While men are encouraged to take paternity leave, there is a growing problem of fathers who take paternity leave but do not engage in household chores or child-rearing. Whether husbands adopt a positive attitude toward child-rearing during the delicate postpartum period of their wives can have a significant impact on the future of the families.
When wives whose husbands took paternity leave were asked how long their husbands spent doing household chores and child-rearing during that leave, 30% of respondents said their husbands spent less than two hours a day, according to a survey jointly conducted last year by Connehito Inc., a Tokyo-based child-rearing support app developer, and The Nippon Foundation.
The comments from respondents include, "He spent time idly at home even during paternity leave. I ended up doing household chores after all," and "He spent part of his short paternity leave going out with his friends."
The app developer of "mamari" describes this situation as husbands taking "paternity leave just for the sake of taking it."
The survey also found that nearly half of the wives do not want their husbands to take paternity leave.
"If more husbands take paternity leave just for the sake of taking it, fewer wives will likely hope their husbands will take the leave," said Daisuke Yuasa, 38, editor-in-chief of "mamari."
"We should focus on improving the quality of paternity leave, in addition to the percentage of male workers who take it."
Yuasa added, "If couples discuss how they should share household chores and child-rearing prior to the child's birth and agree on it, I think they will be more satisfied."
Connehito has produced a booklet on topics to be discussed by couples before the birth of a child. The company will begin distributing it at the end of this month and now it is planning to look for municipal governments that want to distribute it.
--30% target
The government set a target in May of raising the percentage of fathers who take paternity leave to 30% by 2025 in its outline for measures to combat the fallen birth rate.
However, if the quality of paternity leave does not improve, the only change would be more fathers taking the leave just for the sake of taking it.
Sekisui House, Ltd. has been maintaining 100% of its male workers with children under the age of 3 take paternity leave. The Osaka-based company is now trying to improve the quality of the leave.
In June, the company made a booklet to support father workers. The section titled "Tips for child-rearing" in the booklet calls on fathers to start doing whatever they can regarding household chores and child-rearing.

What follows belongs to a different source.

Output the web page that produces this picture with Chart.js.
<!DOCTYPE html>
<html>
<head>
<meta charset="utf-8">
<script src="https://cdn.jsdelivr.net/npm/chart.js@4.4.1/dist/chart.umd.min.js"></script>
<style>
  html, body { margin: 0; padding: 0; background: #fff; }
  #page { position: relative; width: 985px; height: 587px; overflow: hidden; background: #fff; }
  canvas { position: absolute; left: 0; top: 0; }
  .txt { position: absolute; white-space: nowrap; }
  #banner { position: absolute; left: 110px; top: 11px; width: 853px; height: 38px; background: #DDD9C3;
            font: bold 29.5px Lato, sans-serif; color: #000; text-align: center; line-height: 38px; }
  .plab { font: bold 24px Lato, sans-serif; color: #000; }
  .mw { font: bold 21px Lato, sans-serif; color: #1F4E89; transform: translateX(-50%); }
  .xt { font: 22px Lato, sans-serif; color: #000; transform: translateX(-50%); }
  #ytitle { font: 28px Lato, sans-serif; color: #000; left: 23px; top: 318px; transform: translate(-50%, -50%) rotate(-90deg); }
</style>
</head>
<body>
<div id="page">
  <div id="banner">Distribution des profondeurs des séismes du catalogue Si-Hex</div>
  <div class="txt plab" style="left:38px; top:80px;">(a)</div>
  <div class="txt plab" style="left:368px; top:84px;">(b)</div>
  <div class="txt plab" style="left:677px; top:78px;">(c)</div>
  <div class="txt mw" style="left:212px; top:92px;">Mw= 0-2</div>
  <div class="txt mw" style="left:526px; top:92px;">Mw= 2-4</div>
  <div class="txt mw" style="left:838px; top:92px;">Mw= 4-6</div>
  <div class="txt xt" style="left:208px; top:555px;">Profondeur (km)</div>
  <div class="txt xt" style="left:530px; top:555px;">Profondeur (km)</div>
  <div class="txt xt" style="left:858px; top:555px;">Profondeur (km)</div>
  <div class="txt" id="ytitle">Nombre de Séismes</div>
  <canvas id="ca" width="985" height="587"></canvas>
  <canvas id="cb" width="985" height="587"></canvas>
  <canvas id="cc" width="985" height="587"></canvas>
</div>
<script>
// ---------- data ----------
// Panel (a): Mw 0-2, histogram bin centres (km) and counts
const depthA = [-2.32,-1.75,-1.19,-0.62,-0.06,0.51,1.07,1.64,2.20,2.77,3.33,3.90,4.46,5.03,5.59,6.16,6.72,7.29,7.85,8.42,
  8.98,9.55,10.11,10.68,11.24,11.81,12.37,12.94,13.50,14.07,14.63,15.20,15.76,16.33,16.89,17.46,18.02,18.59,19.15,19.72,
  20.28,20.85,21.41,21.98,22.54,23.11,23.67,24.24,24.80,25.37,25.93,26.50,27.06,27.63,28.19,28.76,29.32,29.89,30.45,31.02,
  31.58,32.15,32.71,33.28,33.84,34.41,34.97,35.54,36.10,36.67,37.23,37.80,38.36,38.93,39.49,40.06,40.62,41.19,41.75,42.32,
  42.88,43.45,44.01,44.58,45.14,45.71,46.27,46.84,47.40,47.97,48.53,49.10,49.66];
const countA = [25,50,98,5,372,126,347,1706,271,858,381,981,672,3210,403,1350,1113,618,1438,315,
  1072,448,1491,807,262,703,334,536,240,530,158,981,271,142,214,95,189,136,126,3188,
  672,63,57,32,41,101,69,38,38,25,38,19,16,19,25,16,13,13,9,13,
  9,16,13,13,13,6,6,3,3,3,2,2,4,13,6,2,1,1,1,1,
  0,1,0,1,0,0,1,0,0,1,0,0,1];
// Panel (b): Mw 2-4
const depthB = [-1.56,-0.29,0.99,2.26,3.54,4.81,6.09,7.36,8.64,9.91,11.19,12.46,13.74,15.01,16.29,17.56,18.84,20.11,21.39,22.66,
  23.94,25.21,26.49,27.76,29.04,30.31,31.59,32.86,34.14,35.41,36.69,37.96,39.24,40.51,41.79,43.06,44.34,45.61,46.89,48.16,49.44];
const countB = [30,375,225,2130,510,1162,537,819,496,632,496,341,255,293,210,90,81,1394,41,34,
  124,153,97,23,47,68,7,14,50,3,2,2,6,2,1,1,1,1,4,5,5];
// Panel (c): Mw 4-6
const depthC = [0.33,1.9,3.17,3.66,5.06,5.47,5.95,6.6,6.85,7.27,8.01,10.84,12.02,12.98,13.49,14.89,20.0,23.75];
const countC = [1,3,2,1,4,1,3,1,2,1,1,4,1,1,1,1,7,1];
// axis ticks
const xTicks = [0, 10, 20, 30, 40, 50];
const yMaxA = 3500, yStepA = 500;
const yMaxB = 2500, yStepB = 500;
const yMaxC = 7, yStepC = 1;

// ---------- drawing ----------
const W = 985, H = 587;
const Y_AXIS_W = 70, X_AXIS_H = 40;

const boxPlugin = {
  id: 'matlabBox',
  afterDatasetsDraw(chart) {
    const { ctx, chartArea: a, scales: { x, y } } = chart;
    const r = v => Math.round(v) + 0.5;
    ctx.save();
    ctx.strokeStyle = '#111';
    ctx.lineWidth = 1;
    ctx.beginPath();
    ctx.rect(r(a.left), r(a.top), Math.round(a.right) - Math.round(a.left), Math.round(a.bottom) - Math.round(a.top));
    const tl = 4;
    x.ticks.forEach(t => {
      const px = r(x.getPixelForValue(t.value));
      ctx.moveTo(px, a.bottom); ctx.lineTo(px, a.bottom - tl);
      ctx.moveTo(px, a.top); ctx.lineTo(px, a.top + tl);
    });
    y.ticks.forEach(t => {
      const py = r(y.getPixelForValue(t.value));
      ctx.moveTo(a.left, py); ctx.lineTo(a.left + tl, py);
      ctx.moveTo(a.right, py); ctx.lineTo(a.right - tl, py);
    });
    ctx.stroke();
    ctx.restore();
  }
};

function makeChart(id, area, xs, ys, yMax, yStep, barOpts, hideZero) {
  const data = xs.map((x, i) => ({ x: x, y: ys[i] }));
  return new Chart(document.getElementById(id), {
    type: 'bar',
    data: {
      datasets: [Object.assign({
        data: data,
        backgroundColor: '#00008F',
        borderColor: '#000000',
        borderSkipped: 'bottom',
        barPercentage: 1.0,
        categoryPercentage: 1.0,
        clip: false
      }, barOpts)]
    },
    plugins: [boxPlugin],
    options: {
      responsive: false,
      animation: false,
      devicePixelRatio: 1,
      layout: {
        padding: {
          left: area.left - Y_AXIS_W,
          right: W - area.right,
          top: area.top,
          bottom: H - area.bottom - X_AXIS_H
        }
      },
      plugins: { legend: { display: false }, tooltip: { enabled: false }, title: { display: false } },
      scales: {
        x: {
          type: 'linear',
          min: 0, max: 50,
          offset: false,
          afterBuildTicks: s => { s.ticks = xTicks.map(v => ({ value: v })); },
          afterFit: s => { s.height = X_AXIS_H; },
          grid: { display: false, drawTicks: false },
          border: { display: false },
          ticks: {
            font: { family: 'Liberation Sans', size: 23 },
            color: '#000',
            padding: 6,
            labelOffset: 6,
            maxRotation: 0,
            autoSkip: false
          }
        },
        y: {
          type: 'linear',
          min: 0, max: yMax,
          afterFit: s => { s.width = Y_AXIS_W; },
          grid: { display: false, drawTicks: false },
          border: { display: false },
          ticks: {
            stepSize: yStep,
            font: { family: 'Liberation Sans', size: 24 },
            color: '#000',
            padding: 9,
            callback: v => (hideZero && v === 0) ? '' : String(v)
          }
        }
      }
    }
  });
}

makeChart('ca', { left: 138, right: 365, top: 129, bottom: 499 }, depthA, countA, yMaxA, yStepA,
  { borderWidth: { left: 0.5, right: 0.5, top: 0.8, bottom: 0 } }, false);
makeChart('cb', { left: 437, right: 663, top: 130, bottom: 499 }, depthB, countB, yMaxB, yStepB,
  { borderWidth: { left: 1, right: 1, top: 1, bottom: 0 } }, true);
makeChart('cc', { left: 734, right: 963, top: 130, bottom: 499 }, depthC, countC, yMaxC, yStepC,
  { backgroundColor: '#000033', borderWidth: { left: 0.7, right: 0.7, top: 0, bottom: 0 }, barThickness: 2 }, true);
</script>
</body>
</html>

The booklet is designed to help husbands realize what sort of behavior is unacceptable to their wives, giving examples such as men offering to "help" with chores, an attitude women dislike because it implies that doing chores is a favor.

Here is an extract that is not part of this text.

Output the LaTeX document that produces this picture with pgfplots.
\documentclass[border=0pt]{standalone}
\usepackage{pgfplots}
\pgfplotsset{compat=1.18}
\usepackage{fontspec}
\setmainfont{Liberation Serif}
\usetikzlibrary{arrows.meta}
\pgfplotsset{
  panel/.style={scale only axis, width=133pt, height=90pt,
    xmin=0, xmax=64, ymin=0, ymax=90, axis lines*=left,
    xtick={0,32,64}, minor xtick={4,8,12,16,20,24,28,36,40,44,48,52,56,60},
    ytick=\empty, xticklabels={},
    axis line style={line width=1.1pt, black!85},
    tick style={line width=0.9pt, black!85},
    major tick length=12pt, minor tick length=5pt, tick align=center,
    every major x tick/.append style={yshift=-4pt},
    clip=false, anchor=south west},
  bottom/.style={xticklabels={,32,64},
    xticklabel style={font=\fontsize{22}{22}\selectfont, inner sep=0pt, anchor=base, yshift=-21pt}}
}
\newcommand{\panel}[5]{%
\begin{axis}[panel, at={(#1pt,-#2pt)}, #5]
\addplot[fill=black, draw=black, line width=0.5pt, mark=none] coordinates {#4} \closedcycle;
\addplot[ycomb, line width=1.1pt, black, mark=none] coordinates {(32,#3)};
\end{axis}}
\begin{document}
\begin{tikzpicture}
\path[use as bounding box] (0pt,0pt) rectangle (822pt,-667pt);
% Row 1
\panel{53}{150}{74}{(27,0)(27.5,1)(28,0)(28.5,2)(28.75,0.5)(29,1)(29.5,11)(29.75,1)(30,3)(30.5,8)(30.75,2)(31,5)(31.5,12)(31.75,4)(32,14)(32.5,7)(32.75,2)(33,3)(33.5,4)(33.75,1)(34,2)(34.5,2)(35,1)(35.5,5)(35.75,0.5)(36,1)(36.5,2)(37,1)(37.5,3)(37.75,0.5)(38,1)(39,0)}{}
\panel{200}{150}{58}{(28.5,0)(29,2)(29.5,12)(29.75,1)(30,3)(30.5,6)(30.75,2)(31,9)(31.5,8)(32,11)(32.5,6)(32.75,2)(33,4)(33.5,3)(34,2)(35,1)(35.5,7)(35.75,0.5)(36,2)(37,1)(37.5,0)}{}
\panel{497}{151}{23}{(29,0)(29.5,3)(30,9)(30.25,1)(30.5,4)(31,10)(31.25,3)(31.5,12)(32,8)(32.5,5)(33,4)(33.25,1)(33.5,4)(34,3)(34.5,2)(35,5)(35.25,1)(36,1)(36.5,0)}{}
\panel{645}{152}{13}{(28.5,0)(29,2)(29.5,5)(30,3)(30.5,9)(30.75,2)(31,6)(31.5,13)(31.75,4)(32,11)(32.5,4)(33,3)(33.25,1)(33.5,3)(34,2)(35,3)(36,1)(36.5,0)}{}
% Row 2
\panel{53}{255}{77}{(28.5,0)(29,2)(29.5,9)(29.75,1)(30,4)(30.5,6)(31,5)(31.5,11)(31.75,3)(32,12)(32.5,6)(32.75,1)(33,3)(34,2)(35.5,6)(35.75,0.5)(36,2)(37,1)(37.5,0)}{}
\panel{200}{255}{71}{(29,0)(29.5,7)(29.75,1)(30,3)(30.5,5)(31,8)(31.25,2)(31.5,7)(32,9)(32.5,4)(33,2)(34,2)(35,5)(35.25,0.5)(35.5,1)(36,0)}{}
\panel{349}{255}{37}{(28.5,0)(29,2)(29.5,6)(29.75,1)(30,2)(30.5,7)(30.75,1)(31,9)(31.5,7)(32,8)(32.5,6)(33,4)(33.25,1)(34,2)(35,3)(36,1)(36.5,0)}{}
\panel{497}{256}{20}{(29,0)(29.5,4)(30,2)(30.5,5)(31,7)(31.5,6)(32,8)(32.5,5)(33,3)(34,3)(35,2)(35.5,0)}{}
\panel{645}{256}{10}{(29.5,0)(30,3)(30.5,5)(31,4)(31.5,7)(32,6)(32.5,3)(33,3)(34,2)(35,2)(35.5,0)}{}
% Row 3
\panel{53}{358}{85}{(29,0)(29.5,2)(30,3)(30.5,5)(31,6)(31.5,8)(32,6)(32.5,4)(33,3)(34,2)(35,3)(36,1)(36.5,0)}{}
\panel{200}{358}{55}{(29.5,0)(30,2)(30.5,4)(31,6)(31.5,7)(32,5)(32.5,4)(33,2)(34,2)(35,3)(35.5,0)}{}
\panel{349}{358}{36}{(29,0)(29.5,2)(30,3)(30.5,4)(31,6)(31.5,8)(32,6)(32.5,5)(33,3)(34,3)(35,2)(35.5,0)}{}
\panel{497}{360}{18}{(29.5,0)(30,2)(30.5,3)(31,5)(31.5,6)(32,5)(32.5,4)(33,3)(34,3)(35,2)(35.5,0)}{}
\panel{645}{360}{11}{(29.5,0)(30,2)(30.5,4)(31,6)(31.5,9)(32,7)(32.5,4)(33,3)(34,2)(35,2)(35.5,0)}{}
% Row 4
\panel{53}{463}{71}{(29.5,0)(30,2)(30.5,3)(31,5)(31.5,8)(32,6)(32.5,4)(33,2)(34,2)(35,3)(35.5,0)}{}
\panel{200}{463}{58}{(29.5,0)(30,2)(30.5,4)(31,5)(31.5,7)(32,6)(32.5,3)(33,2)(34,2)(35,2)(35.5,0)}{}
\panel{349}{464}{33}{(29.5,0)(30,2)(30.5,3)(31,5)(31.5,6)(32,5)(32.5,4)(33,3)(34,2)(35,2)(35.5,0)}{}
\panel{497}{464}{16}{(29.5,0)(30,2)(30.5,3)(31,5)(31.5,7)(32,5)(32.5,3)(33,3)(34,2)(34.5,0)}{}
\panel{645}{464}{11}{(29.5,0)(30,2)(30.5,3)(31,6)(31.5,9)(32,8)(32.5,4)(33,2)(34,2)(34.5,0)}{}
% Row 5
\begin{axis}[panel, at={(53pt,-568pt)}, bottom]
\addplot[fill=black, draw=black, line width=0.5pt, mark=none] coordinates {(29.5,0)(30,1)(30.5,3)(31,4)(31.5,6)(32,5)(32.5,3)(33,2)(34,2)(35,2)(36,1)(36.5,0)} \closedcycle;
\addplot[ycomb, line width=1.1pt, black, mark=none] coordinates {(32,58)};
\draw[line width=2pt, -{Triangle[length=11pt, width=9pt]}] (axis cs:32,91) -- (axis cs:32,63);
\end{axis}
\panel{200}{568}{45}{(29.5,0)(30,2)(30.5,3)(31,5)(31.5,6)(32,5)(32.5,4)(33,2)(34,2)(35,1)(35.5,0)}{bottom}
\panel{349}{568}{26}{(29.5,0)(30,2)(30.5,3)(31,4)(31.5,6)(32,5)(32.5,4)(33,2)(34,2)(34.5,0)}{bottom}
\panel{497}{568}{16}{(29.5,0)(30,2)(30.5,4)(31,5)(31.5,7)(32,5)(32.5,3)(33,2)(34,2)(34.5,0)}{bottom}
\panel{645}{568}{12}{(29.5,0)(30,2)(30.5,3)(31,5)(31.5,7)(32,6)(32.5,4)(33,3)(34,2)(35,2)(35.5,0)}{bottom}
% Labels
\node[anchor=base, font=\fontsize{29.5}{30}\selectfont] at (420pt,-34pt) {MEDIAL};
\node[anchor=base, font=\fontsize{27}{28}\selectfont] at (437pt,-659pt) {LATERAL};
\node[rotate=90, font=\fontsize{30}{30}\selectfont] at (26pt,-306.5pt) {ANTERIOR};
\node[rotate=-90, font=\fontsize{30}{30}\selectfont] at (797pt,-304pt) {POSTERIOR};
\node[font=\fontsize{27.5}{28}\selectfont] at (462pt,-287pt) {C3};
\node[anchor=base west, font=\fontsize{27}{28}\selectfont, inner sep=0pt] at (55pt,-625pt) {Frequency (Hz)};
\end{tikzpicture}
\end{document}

"Each family has its own way of doing child-rearing and chores. For example, the way husbands and wives fold laundry is different," said Yasuhiro Morimoto, a section chief of diversity promotion division at Sekisui House.

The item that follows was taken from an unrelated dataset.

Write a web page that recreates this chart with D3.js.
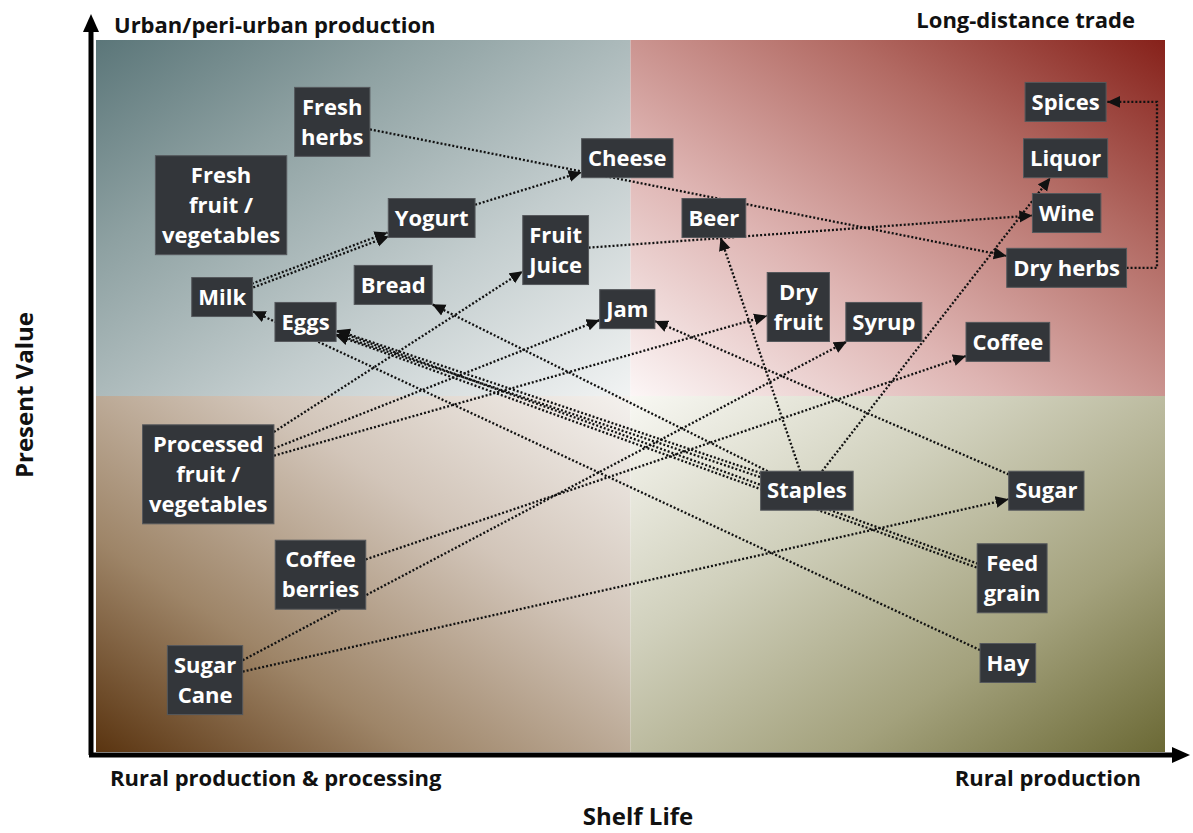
<!DOCTYPE html>
<meta charset="utf-8">
<script src="https://d3js.org/d3.v7.min.js"></script>
<style>
body { margin: 0; background: #fff; }
svg { font-family: "Open Sans", "Noto Sans", sans-serif; }
.corner { font-size: 22px; font-weight: 700; fill: #111; }
.title { font-size: 24px; font-weight: 700; fill: #111; }
.node rect { fill: #33363a; stroke: #55585c; stroke-width: 1px; }
.node text { fill: #fff; font-size: 22px; font-weight: 700; text-anchor: middle; }
.link { fill: none; stroke: #111; stroke-width: 2.3px; stroke-dasharray: 2 2; }
</style>
<body>
<script>

// products: shelf life (x) and present value (y), both 0-100
var names = ["Fresh\nherbs", "Fresh\nfruit /\nvegetables", "Milk", "Yogurt", "Bread", "Eggs",
    "Cheese", "Fruit\nJuice", "Jam", "Beer", "Dry\nfruit", "Syrup", "Coffee",
    "Spices", "Liquor", "Wine", "Dry herbs",
    "Processed\nfruit /\nvegetables", "Coffee\nberries", "Sugar\nCane",
    "Staples", "Sugar", "Feed\ngrain", "Hay"];
var shelfLife    = [22.1, 11.7, 11.8, 31.4, 27.8, 19.6, 49.7, 43.0, 49.7, 57.8, 65.7, 73.7, 85.3,
    90.7, 90.7, 90.8, 90.8, 10.5, 21.0, 10.2, 66.5, 88.9, 85.7, 85.3];
var presentValue = [88.5, 76.8, 63.9, 75.0, 65.6, 60.4, 83.4, 70.5, 62.2, 75.0, 62.5, 60.4, 57.6,
    91.3, 83.4, 75.7, 68.0, 39.0, 24.9, 10.1, 36.7, 36.7, 24.4, 12.5];

// flows between products (index into names), number of strands
var linkFrom  = [0, 3, 2, 23, 20, 22, 20, 20, 20, 17, 17, 17, 7, 19, 19, 18, 21, 16];
var linkTo    = [16, 6, 3, 2, 5, 5, 4, 9, 14, 7, 8, 10, 15, 11, 21, 12, 8, 13];
var linkCount = [1, 1, 2, 1, 2, 2, 1, 1, 1, 1, 1, 1, 1, 1, 1, 1, 1, 1];

var cornerLabels = ["Urban/peri-urban production", "Long-distance trade",
    "Rural production & processing", "Rural production"];

var width = 1193, height = 833;
var x = d3.scaleLinear().domain([0, 100]).range([96, 1165]);
var y = d3.scaleLinear().domain([0, 100]).range([752, 40]);
var midX = x(50), midY = y(50);

var svg = d3.select("body").append("svg")
    .attr("width", width)
    .attr("height", height);

var defs = svg.append("defs");

// quadrant gradients: light at the centre, dark towards the outer corner
var quads = [
    { id: "gTL", x0: x(0), y0: y(100), x1: midX, y1: midY, from: [1, 1], to: [0, 0],
      stops: ["#f1f3f3", "#c3cdce", "#8ea1a2", "#5b7679"] },
    { id: "gTR", x0: midX, y0: y(100), x1: x(100), y1: midY, from: [0, 1], to: [1, 0],
      stops: ["#fcf6f6", "#deb4b2", "#b26a63", "#86211a"] },
    { id: "gBL", x0: x(0), y0: midY, x1: midX, y1: y(0), from: [1, 0], to: [0, 1],
      stops: ["#f4f1ee", "#d2c5b9", "#9e8568", "#5a3410"] },
    { id: "gBR", x0: midX, y0: midY, x1: x(100), y1: y(0), from: [0, 0], to: [1, 1],
      stops: ["#f8f8f3", "#d0d0bc", "#a3a17c", "#6b6935"] }
];

quads.forEach(function(q) {
    var g = defs.append("linearGradient").attr("id", q.id)
        .attr("x1", q.from[0]).attr("y1", q.from[1])
        .attr("x2", q.to[0]).attr("y2", q.to[1]);
    q.stops.forEach(function(c, i) {
        g.append("stop").attr("offset", [0, 0.35, 0.7, 1][i]).attr("stop-color", c);
    });
    svg.append("rect")
        .attr("x", q.x0).attr("y", q.y0)
        .attr("width", q.x1 - q.x0).attr("height", q.y1 - q.y0)
        .attr("fill", "url(#" + q.id + ")");
});

defs.append("marker")
    .attr("id", "arrow")
    .attr("markerUnits", "userSpaceOnUse")
    .attr("viewBox", "0 0 12 12")
    .attr("refX", 12).attr("refY", 6)
    .attr("markerWidth", 13).attr("markerHeight", 13)
    .attr("orient", "auto")
  .append("path")
    .attr("d", "M0,0.5L12,6L0,11.5Z")
    .attr("fill", "#111");

defs.append("marker")
    .attr("id", "axisArrow")
    .attr("markerUnits", "userSpaceOnUse")
    .attr("viewBox", "0 0 20 20")
    .attr("refX", 2).attr("refY", 10)
    .attr("markerWidth", 20).attr("markerHeight", 20)
    .attr("orient", "auto")
  .append("path")
    .attr("d", "M0,2L18,10L0,18Z")
    .attr("fill", "#000");

// axes
svg.append("line")
    .attr("x1", x(0) - 5).attr("y1", y(0) + 3)
    .attr("x2", x(0) - 5).attr("y2", 30)
    .attr("stroke", "#000").attr("stroke-width", 5)
    .attr("marker-end", "url(#axisArrow)");
svg.append("line")
    .attr("x1", x(0) - 7).attr("y1", y(0) + 3)
    .attr("x2", 1174).attr("y2", y(0) + 3)
    .attr("stroke", "#000").attr("stroke-width", 5)
    .attr("marker-end", "url(#axisArrow)");

svg.append("text").attr("class", "corner").attr("x", 114).attr("y", 33).text(cornerLabels[0]);
svg.append("text").attr("class", "corner").attr("x", 1135).attr("y", 28)
    .attr("text-anchor", "end").text(cornerLabels[1]);
svg.append("text").attr("class", "corner").attr("x", 110).attr("y", 786).text(cornerLabels[2]);
svg.append("text").attr("class", "corner").attr("x", 1141).attr("y", 786)
    .attr("text-anchor", "end").text(cornerLabels[3]);

svg.append("text").attr("class", "title")
    .attr("x", 638).attr("y", 825).attr("text-anchor", "middle").text("Shelf Life");
svg.append("text").attr("class", "title")
    .attr("transform", "translate(33," + 395 + ") rotate(-90)")
    .attr("text-anchor", "middle").text("Present Value");

// nodes: measure text first so links can stop at the box edges
var nodes = names.map(function(n, i) {
    return { name: n, lines: n.split("\n"), cx: x(shelfLife[i]), cy: y(presentValue[i]) };
});

var linkLayer = svg.append("g");
var nodeLayer = svg.append("g");

var node = nodeLayer.selectAll(".node")
    .data(nodes)
    .enter().append("g")
    .attr("class", "node");

node.append("rect");
node.each(function(d) {
    var g = d3.select(this);
    var n = d.lines.length;
    var wmax = 0;
    d.lines.forEach(function(l, k) {
        var t = g.append("text")
            .attr("x", d.cx)
            .attr("y", d.cy - (n - 1) * 15 + k * 30)
            .attr("dy", "0.35em")
            .text(l);
        wmax = Math.max(wmax, t.node().getComputedTextLength());
    });
    d.hw = wmax / 2 + 6.5;
    d.hh = n * 15 + 4.5;
    g.select("rect")
        .attr("x", d.cx - d.hw).attr("y", d.cy - d.hh)
        .attr("width", d.hw * 2).attr("height", d.hh * 2);
});

function edgePoint(d, dx, dy) {
    var tx = dx === 0 ? Infinity : d.hw / Math.abs(dx);
    var ty = dy === 0 ? Infinity : d.hh / Math.abs(dy);
    var t = Math.min(tx, ty);
    return [d.cx + dx * t, d.cy + dy * t];
}

linkFrom.forEach(function(s, i) {
    var a = nodes[s], b = nodes[linkTo[i]];
    if (names[s] === "Dry herbs" && names[linkTo[i]] === "Spices") {
        var ex = x(100) - 8;
        linkLayer.append("path")
            .attr("class", "link")
            .attr("d", "M" + (a.cx + a.hw) + "," + a.cy + "H" + ex + "V" + b.cy + "H" + (b.cx + b.hw + 1))
            .attr("marker-end", "url(#arrow)");
        return;
    }
    var dx = b.cx - a.cx, dy = b.cy - a.cy;
    var len = Math.sqrt(dx * dx + dy * dy);
    var nx = -dy / len, ny = dx / len;
    var p0 = edgePoint(a, dx, dy);
    var p1 = edgePoint(b, -dx, -dy);
    var n = linkCount[i];
    for (var k = 0; k < n; k++) {
        var off = (k - (n - 1) / 2) * 4;
        linkLayer.append("line")
            .attr("class", "link")
            .attr("x1", p0[0] + nx * off).attr("y1", p0[1] + ny * off)
            .attr("x2", p1[0] + nx * off).attr("y2", p1[1] + ny * off)
            .attr("marker-end", "url(#arrow)");
    }
});

</script>
</body>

"We hope our booklet will support our male workers to improve the quality of their paternity leave to some extent."
--Encouraging communication
Couples are being encouraged to talk more actively with each other.
Akiko Boda, 52, a prenatal and postnatal coordinator in Yokohama, holds an online "parents' workshop" with a midwife. In the workshop held in late June, Tsunemitsu Abe, 29, who runs a childcare company, participated as a father who has experienced child-rearing. He shared anecdotes of his experience with other men who were planning to take paternity leave.
"It was hard to get up many times to feed my baby in the middle of the night, so I told my wife that I'd do my best to do household chores and childcare during the day," he said.
Boda replied: "It's tough when you can't tell your wife what you can't do. It was good you told her about it."
Naoki Atsumi, a special researcher at Toray Corporate Business Research Inc. who took paternity leave twice, stressed that, "It's important for men to participate in child-rearing in the early postpartum period."
The husband is the most important object of affection for wives immediately after marriage, but after the birth of a child, the affection for the husband plummets, with the child at the top of the list, according to Atsumi's research.
In Atsumi's survey, women who said they raised their children with their husbands immediately after giving birth and during infancy saw their affection for their husbands recover. However, women who said they raised their children on their own saw their affection for their husbands further decline.
"With more and more women joining the workforce, families can fail if women feel a sense of inequity in bearing the burden of chores and child-rearing," said Atsumi. "The younger generations need to be prepared to share the burden equally."